Autant le dire immédiatement: la récente mise en scène de « Oh les beaux jours » de Beckett par Bob Wilson est un des spectacles les plus intelligents qu’il ait été donné de voir récemment.

Assurément, il est possible de critiquer les jeux de lumière — après tout, ne sont-ils pas les mêmes de spectacle en spectacle?

Cette critique même ne tient pas, car, Bob Wilson étant aussi, autant que metteur en scène, un artiste, couronné d’une renommée mondiale — il a obtenu, en 1993, le lion d’or de la Biennale de Venise, distinction la plus prestigieuse qui puisse être décernée à un artiste de nos jours — , lui reprocher son esthétique est aussi vain que de remettre en cause la « patte » d’un peintre.

Mais, arguera-t-on, une production théâtrale se doit de servir l’oeuvre qu’elle présente, et non de devenir oeuvre en soi. Et si elle peut accomplir les deux missions simultanément, qui donc pourrait avoir l’audace de venir se plaindre?

De fait, ce qui fait le très grand succès de cette mise en scène, c’est bien sa capacité à combiner l’un à l’autre: d’une part, il s’agit, de toute évidence, d’une production de Bob Wilson, obéissant aux règles de ce qui est désormais devenu un genre, avec ses personnages lourdement fardés, son fond de scène couvert de lumière crue, jaune, bleue, violente.

Pourtant, tout autant, c’est bien une lecture qu’il propose de la pièce de Beckett: avec l’exceptionnelle actrice Adriana Asti, avec le remarquable Giovanni Battista Storti, ce que Bob Wilson propose, c’est bien la dramatisation d’une histoire d’amour. D’une histoire d’amour qui va jusqu’à la tentative d’assassinat — d’où vient cette marque sur le crâne de Willie?—, pour des êtres humains enfermés, enferrés dans leur prison corporelle et matérielle.

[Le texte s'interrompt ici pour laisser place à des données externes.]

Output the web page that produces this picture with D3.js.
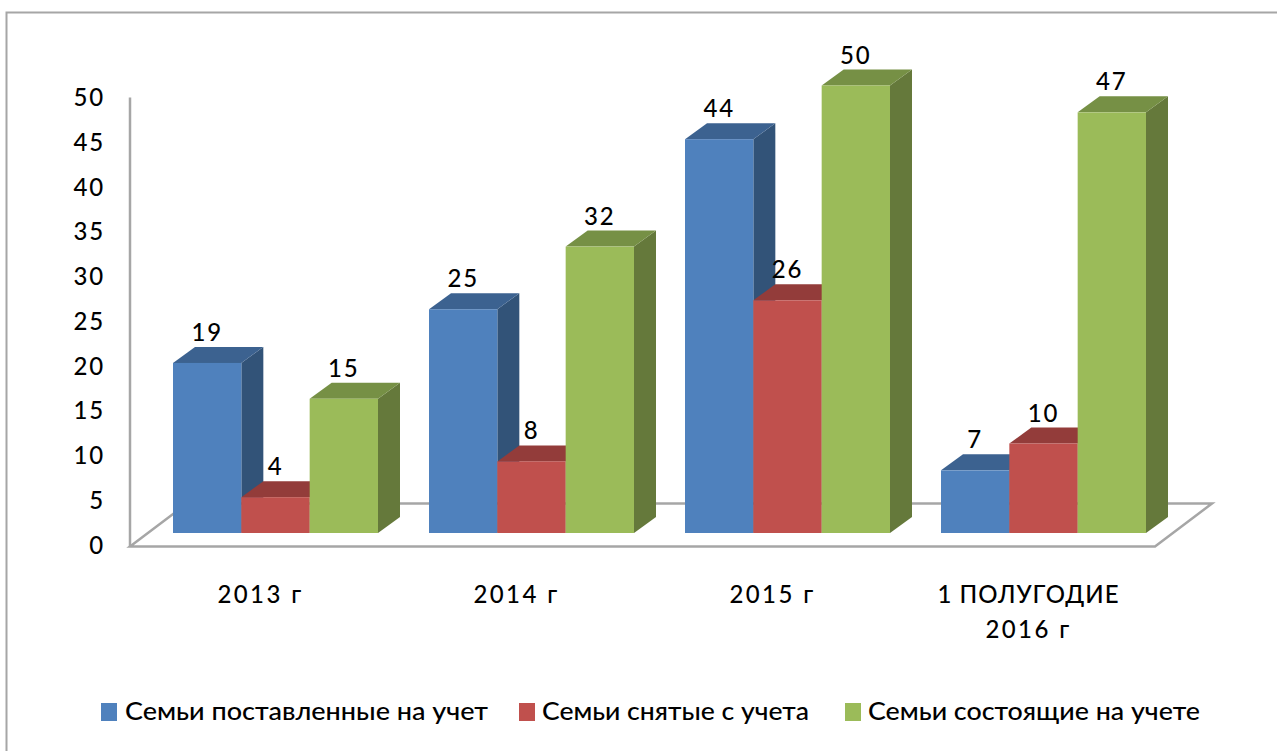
<!DOCTYPE html>
<html><head><meta charset="utf-8">
<script src="https://cdnjs.cloudflare.com/ajax/libs/d3/7.8.5/d3.min.js"></script>
<style>html,body{margin:0;padding:0;background:#fff;overflow:hidden}svg{display:block}text{font-family:Lato,"Open Sans",sans-serif;fill:#000;font-weight:500}</style>
</head><body><svg width="1277" height="751"></svg>
<script>
const categories = [["2013 г"],["2014 г"],["2015 г"],["1 ПОЛУГОДИЕ","2016 г"]];
const seriesNames = ["Семьи поставленные на учет","Семьи снятые с учета","Семьи состоящие на учете"];
const placed = [19,25,44,7];
const removed = [4,8,26,10];
const registered = [15,32,50,47];
const tickValues = [0,5,10,15,20,25,30,35,40,45,50];
const colors = [
 {front:"#4f81bd",top:"#3c6290",side:"#325378"},
 {front:"#c0504d",top:"#933c3a",side:"#7f3331"},
 {front:"#9bbb59",top:"#769045",side:"#65793b"}];
const series=[placed,removed,registered];
const svg=d3.select("svg");
const dx=22,dy=16;
const y=d3.scaleLinear().domain([0,50]).range([533,85.5]);
const x0=d3.scaleBand().domain(d3.range(4)).range([45,1069]);
const x1=d3.scaleBand().domain(d3.range(3)).range([128,333]);
const axisY=v=>y(v)+12;
// frame: only the top and left edges fall inside the picture
const grey="#a6a6a6";
svg.append("path").attr("d","M6.5,751V12.5H1277").attr("fill","none").attr("stroke",grey).attr("stroke-width",2);
// floor
const floor=[[130,546.5],[1155,546.5],[1212,503.5],[187,503.5]];
svg.append("path").attr("d",d3.line()(floor)+"Z").attr("fill","none").attr("stroke",grey).attr("stroke-width",2.5);
svg.append("line").attr("x1",130).attr("x2",130).attr("y1",axisY(50)).attr("y2",axisY(0)+2).attr("stroke",grey).attr("stroke-width",2.5);
// y labels
svg.append("g").selectAll("text").data(tickValues).join("text").attr("x",105).attr("text-anchor","end")
 .attr("y",d=>axisY(d)).attr("dy","0.36em").attr("font-size",24).attr("letter-spacing",1.8).text(d=>d);
// bars, painted left to right so each front covers the previous side
const line=d3.line();
categories.forEach((c,i)=>{
 const g=svg.append("g");
 series.forEach((s,k)=>{
  const v=s[i],l=x0(i)+x1(k),w=x1.bandwidth(),r=l+w,t=y(v),b=y(0);
  g.append("path").attr("d",line([[r,t],[r+dx,t-dy],[r+dx,b-dy],[r,b]])+"Z").attr("fill",colors[k].side);
  g.append("path").attr("d",line([[l,t],[l+dx,t-dy],[r+dx,t-dy],[r,t]])+"Z").attr("fill",colors[k].top);
  g.append("rect").attr("x",l).attr("y",t).attr("width",w).attr("height",b-t).attr("fill",colors[k].front);
 });
 series.forEach((s,k)=>{
  const v=s[i],l=x0(i)+x1(k),w=x1.bandwidth();
  g.append("text").attr("x",l+w/2).attr("y",y(v)-dy-6).attr("text-anchor","middle").attr("font-size",24).attr("letter-spacing",1.8).text(v);
 });
 const cx=x0(i)+x1(1)+x1.bandwidth()/2-15;
 c.forEach((t,j)=>svg.append("text").attr("x",cx).attr("y",603+j*35).attr("text-anchor","middle").attr("font-size",24)
   .attr("letter-spacing",t.length>8?1:2.4).text(t));
});
// legend
const legX=[101,519,845],txtX=[125,542,868],txtW=[363,267,332];
seriesNames.forEach((n,k)=>{
 svg.append("rect").attr("x",legX[k]).attr("y",703).attr("width",16).attr("height",18).attr("fill",colors[k].front);
 svg.append("text").attr("x",txtX[k]).attr("y",720).attr("font-size",24).attr("textLength",txtW[k]).attr("lengthAdjust","spacingAndGlyphs").text(n);
});
</script></body></html>
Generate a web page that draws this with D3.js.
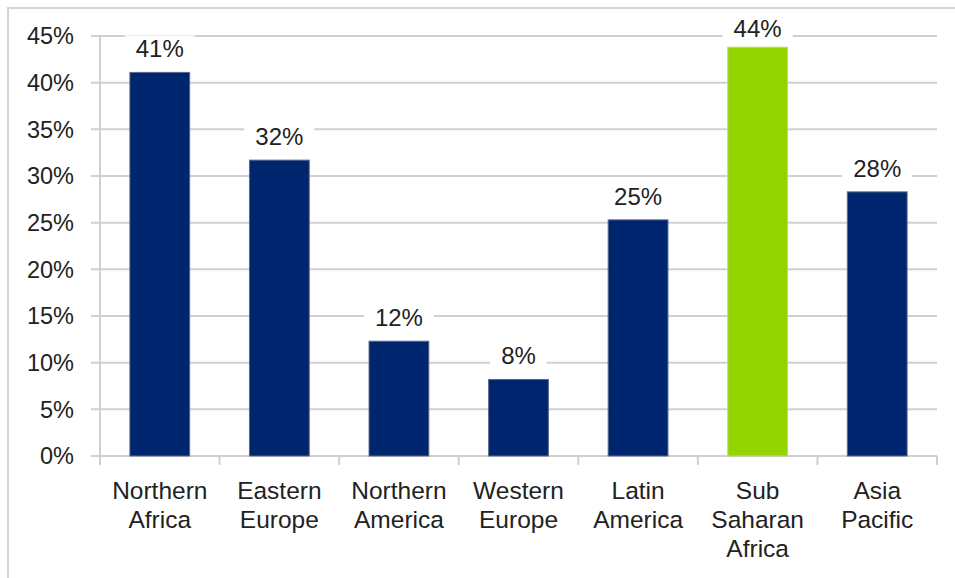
<!DOCTYPE html>
<html><head><meta charset="utf-8">
<script src="https://cdn.jsdelivr.net/npm/d3@7"></script>
<style>body{margin:0;background:#fff;} svg{display:block;font-family:"Liberation Sans",Arial,sans-serif;}</style>
</head><body>
<svg id="c" width="955" height="578"></svg>
<script>
const categories = [["Northern","Africa"],["Eastern","Europe"],["Northern","America"],["Western","Europe"],["Latin","America"],["Sub","Saharan","Africa"],["Asia","Pacific"]];
const values = [41.1, 31.7, 12.3, 8.2, 25.3, 43.8, 28.3];
const valueLabels = ["41%","32%","12%","8%","25%","44%","28%"];
const highlight = [false,false,false,false,false,true,false];
const yTicks = [0,5,10,15,20,25,30,35,40,45];

(function(){
const svg = d3.select("#c");
const pL = 100, pR = 937, pT = 36, pB = 456;
svg.append("rect").attr("x",8).attr("y",8).attr("width",980).attr("height",620)
  .attr("fill","#fff").attr("stroke","#d4d4d4").attr("stroke-width",2);

const x = d3.scaleBand().domain(d3.range(categories.length)).range([pL,pR]).paddingInner(0.5).paddingOuter(0.25);
const y = d3.scaleLinear().domain([0,45]).range([pB,pT]);

svg.append("g").selectAll("line").data(yTicks).join("line")
  .attr("x1",91).attr("x2",pR).attr("y1",d=>y(d)).attr("y2",d=>y(d))
  .attr("stroke","#d0d0d0").attr("stroke-width",2);
svg.append("line").attr("x1",pL).attr("x2",pL).attr("y1",pT).attr("y2",pB+8).attr("stroke","#d0d0d0").attr("stroke-width",2);
const step = (pR-pL)/categories.length;
svg.append("g").selectAll("line").data(d3.range(categories.length+1)).join("line")
  .attr("x1",d=>pL+d*step).attr("x2",d=>pL+d*step).attr("y1",pB).attr("y2",pB+9)
  .attr("stroke","#d0d0d0").attr("stroke-width",2);

svg.append("g").selectAll("text").data(yTicks).join("text")
  .attr("x",74).attr("y",d=>y(d)).attr("dy","0.36em").attr("text-anchor","end")
  .attr("font-size",23.5).attr("fill","#222").text(d=>d+"%");

svg.append("g").selectAll("rect").data(values).join("rect")
  .attr("x",(d,i)=>x(i)).attr("width",x.bandwidth())
  .attr("y",d=>y(d)).attr("height",d=>pB-y(d))
  .attr("fill",(d,i)=>highlight[i]?"#93d500":"#00256f")
  .attr("stroke",(d,i)=>highlight[i]?"#b5e06a":"#5a6a8a").attr("stroke-width",1);

const lg = svg.append("g");
values.forEach((v,i)=>{
  const cx = x(i)+x.bandwidth()/2, by = Math.max(y(v)-15, 37);
  const t = lg.append("text").attr("x",cx).attr("y",by).attr("text-anchor","middle")
    .attr("font-size",24).attr("fill","#222").text(valueLabels[i]);
  const bb = t.node().getBBox();
  lg.insert("rect","text").attr("x",bb.x-11).attr("y",bb.y).attr("width",bb.width+22).attr("height",bb.height).attr("fill","#fff");
});

svg.append("g").selectAll("text").data(categories).join("text")
  .attr("text-anchor","middle").attr("font-size",24.5).attr("fill","#222")
  .attr("transform",(d,i)=>`translate(${x(i)+x.bandwidth()/2},499)`)
  .selectAll("tspan").data(d=>d).join("tspan")
  .attr("x",0).attr("dy",(d,j)=>j===0?0:29).text(d=>d);
})();
</script>
</body></html>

Ce que cette mise en scène donne à voir, c’est bien la possibilité, la difficulté assurément, de croire en l’amour. La nécessité du contact, de l’existence et de la présence de l’autre pour permettre au sujet d’être pleinement lui-même — c’est-à-dire, en un sens, d’être souverain.

Une exacte métaphore du travail du metteur en scène, de celui qu’a, avec tant de talent, accompli Robert Wilson.

Oh les beaux jours
de Samuel Beckett/mise en scène de Bob Wilson.
Théâtre de l’Athénée-Louis Jouvet, 75002.
Mar 19h, mer-sam 20h. Jusqu’au 9 octobre.